### EXERCISE PROMPT
Spot each line in the records below where the word "this" occurs, then copy it.

>> BEGIN GIVEN RECORDS

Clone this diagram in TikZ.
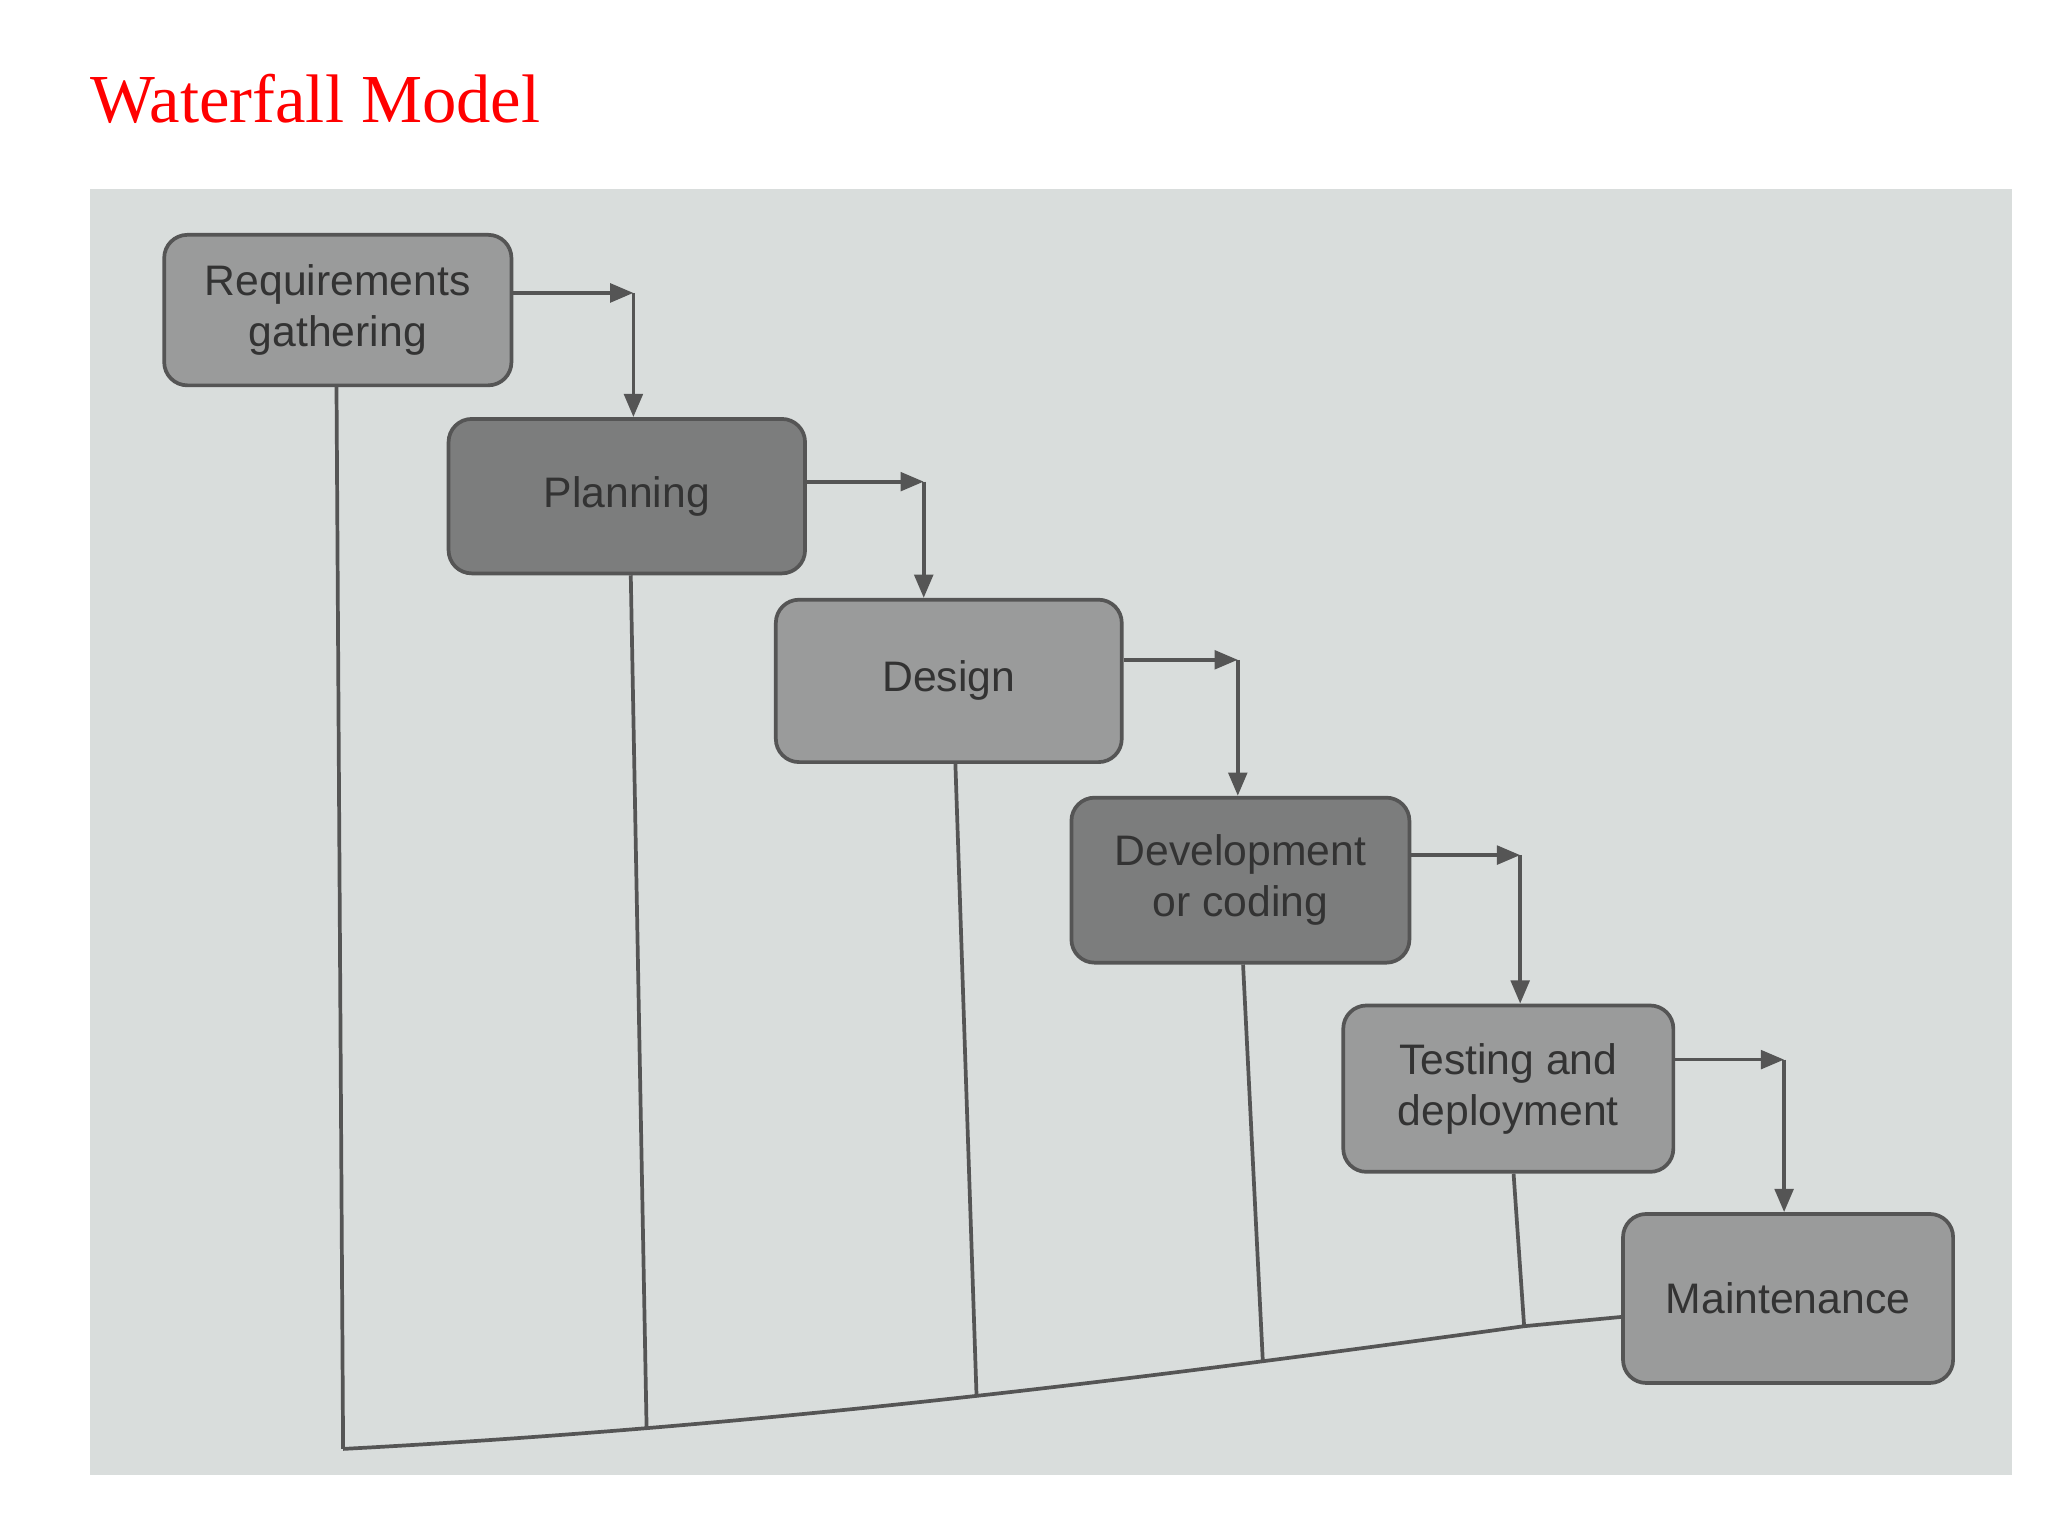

>> END GIVEN RECORDS
>> BEGIN GIVEN RECORDS

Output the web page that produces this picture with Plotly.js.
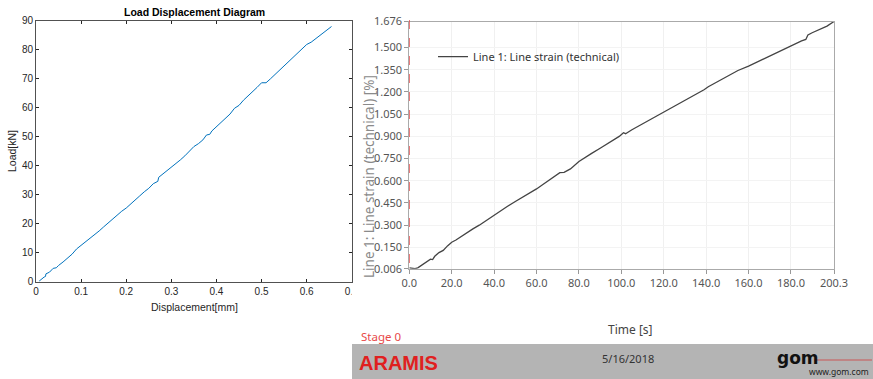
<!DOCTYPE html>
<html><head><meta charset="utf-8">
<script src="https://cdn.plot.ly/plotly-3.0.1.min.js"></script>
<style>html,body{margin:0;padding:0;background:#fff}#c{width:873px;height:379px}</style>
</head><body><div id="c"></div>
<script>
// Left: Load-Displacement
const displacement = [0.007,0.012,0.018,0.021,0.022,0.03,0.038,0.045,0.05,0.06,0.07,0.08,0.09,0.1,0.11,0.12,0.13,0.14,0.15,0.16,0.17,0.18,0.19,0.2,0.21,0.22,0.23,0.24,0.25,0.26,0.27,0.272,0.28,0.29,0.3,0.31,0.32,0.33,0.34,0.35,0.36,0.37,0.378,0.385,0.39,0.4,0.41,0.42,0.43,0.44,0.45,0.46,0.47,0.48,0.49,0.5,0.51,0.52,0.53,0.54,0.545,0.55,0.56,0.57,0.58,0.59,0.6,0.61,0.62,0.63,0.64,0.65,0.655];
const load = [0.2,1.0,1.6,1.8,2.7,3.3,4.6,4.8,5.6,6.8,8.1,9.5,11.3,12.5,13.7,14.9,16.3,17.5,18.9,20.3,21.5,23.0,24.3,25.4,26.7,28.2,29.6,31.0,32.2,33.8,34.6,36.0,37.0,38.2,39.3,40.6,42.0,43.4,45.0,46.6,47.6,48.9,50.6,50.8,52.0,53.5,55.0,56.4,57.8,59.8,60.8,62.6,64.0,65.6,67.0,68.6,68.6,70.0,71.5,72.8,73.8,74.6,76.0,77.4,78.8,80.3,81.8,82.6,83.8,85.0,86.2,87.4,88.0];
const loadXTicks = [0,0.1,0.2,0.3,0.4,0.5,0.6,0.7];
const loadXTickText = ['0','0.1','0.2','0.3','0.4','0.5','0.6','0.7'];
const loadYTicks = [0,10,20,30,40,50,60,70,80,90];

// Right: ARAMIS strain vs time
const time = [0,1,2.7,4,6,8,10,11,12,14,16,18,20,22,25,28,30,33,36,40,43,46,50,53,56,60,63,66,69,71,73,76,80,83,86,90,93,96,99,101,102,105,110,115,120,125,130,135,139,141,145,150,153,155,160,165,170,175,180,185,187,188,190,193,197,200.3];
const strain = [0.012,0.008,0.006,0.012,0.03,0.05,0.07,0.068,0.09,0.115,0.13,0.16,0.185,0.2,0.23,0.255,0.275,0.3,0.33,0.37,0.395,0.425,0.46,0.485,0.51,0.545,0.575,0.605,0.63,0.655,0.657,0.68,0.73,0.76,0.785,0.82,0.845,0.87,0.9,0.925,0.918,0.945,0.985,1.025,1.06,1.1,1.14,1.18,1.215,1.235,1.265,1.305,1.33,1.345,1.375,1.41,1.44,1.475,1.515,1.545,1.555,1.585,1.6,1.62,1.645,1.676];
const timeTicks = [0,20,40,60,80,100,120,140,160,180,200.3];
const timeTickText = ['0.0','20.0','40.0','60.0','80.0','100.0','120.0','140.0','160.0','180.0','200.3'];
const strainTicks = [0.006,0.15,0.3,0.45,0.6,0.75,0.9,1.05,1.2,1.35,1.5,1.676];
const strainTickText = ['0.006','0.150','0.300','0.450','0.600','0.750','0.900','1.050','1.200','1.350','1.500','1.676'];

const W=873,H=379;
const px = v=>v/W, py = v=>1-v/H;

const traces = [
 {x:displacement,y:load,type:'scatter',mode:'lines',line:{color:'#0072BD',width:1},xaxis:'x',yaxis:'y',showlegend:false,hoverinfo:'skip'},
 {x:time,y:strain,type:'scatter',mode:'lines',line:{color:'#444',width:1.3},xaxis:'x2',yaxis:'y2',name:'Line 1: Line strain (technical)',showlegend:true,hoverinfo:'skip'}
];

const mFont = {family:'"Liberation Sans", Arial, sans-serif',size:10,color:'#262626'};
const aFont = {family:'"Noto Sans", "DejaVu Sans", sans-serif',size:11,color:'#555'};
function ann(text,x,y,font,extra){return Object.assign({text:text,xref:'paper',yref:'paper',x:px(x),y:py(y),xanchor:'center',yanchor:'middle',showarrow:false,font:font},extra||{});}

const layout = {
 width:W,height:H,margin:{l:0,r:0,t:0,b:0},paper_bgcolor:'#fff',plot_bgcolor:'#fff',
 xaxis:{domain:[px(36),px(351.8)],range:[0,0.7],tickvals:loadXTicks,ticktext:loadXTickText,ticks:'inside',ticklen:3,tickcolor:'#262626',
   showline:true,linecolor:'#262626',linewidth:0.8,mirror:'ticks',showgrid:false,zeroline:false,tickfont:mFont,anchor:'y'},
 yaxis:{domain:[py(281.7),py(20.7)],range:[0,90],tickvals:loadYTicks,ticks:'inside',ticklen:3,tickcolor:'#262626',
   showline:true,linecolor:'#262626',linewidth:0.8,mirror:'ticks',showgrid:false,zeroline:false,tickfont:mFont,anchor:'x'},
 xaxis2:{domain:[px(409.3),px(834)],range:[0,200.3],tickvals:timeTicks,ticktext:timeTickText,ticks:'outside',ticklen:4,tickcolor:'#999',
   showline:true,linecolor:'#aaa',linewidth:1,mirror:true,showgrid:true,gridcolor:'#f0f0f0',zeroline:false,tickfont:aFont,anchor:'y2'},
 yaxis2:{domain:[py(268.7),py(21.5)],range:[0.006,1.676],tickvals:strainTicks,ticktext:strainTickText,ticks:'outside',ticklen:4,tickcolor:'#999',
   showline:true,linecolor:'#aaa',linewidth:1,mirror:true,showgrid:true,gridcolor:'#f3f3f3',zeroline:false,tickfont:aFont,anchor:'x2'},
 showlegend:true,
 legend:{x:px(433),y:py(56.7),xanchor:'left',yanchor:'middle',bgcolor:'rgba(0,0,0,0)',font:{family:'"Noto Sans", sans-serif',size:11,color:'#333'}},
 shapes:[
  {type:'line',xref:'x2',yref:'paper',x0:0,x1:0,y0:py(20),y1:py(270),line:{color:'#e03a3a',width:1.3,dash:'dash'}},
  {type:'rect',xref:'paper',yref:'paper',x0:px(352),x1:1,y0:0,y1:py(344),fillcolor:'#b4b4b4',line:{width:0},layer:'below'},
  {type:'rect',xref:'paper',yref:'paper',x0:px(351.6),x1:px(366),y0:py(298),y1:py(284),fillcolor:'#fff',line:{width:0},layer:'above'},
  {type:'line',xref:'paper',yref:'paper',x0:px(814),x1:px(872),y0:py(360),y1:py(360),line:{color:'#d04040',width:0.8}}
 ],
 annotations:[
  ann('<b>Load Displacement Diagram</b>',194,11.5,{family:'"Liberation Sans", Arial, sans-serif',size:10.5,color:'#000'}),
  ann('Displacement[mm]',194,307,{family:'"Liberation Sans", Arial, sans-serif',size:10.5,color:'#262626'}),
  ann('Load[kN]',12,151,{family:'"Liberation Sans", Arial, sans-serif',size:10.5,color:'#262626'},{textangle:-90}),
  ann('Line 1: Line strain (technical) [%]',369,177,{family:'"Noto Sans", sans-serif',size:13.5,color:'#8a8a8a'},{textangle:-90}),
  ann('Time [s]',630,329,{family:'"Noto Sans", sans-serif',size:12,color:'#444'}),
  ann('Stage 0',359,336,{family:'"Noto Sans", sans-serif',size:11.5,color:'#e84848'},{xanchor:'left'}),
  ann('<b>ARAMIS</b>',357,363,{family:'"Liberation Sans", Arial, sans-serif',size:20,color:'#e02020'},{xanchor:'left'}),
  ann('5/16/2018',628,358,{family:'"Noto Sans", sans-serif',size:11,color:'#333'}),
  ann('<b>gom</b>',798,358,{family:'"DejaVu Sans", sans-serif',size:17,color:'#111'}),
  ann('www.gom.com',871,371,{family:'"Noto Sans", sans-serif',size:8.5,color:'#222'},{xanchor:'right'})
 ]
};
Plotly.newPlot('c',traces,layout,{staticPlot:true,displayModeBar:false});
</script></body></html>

>> END GIVEN RECORDS

### FULL RESPONSE
Clone this diagram in TikZ.
Output the web page that produces this picture with Plotly.js.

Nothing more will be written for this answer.